The analysis of the dynamics of economic output provides an insightful picture of trends in economic growth and inequality between regions, fully describing the evolution of the distribution. Even though some policy implications can be drawn, they are quite limited. Indeed, such an unconditional analysis does not allow to tell which factors are positively associated with economic performance and which are not. The second section of this dissertation explores this line of research by focusing on two domains which have become particularly relevant after the last crisis in 2008: deregulation and liberalization of the labour market, fiscal parameters.

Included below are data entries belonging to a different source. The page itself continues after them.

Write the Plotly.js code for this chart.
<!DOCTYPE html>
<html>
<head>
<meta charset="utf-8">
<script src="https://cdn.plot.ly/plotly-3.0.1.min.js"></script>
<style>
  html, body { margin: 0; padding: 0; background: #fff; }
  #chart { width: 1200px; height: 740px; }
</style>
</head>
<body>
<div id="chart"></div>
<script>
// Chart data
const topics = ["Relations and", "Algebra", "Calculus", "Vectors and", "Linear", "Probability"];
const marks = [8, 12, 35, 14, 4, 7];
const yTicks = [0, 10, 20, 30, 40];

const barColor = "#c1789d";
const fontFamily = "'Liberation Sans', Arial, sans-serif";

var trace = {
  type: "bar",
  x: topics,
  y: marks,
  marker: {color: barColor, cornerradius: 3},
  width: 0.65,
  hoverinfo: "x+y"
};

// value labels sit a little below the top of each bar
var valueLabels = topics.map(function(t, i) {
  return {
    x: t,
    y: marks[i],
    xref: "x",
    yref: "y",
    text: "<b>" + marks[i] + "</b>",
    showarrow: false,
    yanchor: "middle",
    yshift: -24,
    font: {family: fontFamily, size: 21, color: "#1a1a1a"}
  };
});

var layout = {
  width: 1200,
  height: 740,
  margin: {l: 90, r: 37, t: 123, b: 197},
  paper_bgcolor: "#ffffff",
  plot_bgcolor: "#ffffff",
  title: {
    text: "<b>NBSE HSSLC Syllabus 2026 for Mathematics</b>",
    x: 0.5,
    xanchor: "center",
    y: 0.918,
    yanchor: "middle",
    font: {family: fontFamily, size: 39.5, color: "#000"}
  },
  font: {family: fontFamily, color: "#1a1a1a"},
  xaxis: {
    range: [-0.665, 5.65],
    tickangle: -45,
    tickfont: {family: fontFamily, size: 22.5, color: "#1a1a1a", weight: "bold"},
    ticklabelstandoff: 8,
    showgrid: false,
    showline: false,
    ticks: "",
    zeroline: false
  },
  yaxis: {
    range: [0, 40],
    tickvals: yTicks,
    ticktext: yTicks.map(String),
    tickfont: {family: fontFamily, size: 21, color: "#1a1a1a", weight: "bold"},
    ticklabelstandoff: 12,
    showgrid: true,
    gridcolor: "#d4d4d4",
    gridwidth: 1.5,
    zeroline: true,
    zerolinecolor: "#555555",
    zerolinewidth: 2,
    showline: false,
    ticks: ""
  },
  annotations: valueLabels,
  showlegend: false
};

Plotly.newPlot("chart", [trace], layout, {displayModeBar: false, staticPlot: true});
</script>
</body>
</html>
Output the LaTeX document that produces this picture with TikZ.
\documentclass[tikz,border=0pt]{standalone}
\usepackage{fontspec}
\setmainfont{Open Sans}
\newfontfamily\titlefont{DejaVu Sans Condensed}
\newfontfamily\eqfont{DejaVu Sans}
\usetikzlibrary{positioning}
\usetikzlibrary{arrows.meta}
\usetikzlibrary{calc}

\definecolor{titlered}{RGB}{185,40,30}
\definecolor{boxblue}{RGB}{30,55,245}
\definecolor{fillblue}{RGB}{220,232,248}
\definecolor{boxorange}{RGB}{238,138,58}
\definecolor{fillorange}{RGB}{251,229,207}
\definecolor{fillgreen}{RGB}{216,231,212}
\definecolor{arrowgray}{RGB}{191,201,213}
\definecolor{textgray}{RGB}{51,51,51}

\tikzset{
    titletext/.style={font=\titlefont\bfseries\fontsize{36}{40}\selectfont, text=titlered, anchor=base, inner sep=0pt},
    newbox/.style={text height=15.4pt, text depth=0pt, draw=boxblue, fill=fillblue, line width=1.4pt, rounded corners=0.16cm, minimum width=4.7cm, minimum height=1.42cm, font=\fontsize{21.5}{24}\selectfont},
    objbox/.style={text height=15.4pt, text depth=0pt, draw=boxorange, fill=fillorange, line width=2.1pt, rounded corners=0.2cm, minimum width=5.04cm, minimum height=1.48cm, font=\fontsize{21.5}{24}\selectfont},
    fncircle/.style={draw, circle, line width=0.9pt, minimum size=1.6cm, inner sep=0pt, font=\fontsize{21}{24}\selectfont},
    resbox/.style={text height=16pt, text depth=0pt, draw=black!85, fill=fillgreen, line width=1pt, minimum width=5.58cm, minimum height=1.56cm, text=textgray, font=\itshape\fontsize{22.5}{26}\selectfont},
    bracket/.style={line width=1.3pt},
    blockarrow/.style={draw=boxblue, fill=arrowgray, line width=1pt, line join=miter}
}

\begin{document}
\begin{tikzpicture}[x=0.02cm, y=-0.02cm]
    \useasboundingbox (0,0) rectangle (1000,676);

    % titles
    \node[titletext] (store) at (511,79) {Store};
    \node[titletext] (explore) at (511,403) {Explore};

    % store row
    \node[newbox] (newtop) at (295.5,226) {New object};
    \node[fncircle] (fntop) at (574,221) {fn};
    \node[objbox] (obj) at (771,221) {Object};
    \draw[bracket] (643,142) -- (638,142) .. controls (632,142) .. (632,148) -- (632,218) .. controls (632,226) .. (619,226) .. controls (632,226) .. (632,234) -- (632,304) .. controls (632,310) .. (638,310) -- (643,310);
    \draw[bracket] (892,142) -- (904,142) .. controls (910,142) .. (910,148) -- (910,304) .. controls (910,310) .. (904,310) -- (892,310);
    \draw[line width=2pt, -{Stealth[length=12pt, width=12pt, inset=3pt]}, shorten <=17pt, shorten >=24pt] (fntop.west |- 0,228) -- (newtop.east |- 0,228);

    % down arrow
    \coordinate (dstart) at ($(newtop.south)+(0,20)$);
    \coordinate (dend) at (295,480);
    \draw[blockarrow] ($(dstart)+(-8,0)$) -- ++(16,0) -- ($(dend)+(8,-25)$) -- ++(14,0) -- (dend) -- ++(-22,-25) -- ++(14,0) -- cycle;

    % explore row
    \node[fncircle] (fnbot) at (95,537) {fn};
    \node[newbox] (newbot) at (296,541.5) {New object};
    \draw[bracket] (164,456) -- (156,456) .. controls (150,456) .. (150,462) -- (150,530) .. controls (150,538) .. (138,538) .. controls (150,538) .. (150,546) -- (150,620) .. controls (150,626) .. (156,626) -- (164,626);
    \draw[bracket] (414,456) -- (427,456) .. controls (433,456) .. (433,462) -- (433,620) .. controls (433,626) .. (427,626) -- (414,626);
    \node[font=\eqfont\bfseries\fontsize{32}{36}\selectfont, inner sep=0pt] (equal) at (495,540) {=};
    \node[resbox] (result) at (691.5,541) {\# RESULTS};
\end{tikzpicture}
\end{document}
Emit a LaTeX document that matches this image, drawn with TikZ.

The last part of this work takes a broader perspective on economic growth and correlated phenomena, also enlarging the sample under analysis beyond the European Union. One of the emerging topic in the empirical literature concerns the investigation of the relationship between environment degradation and economic growth. If at a first glance a positive relationship may be the more obvious pattern, some theoretical arguments suggest that under specific conditions environmental degradation may start declining at higher levels of GDP. In particular, three factors may be fostering such a process: environmental friendly technological innovation, structural change towards less energy-intensive activities, change in individual preferences together with regulation. Given this set of hypothesis, starting from the Nineties a large amount of empirical studies has been investigating the relationship between various indicators of environmental degradation and GPD. The main scope is to test empirically the so called Environmental Kuznetz Curve hypothesis, which states that environmental degradation increases with income until a threshold level, after which the relationship turns negative. The main idea is that at a sufficiently high level of income the three mechanisms above will trigger the switch in the relationship. We will test this hypothesis for a large sample of countries, augmenting the standard model in order to account for convergence in environmental degradation.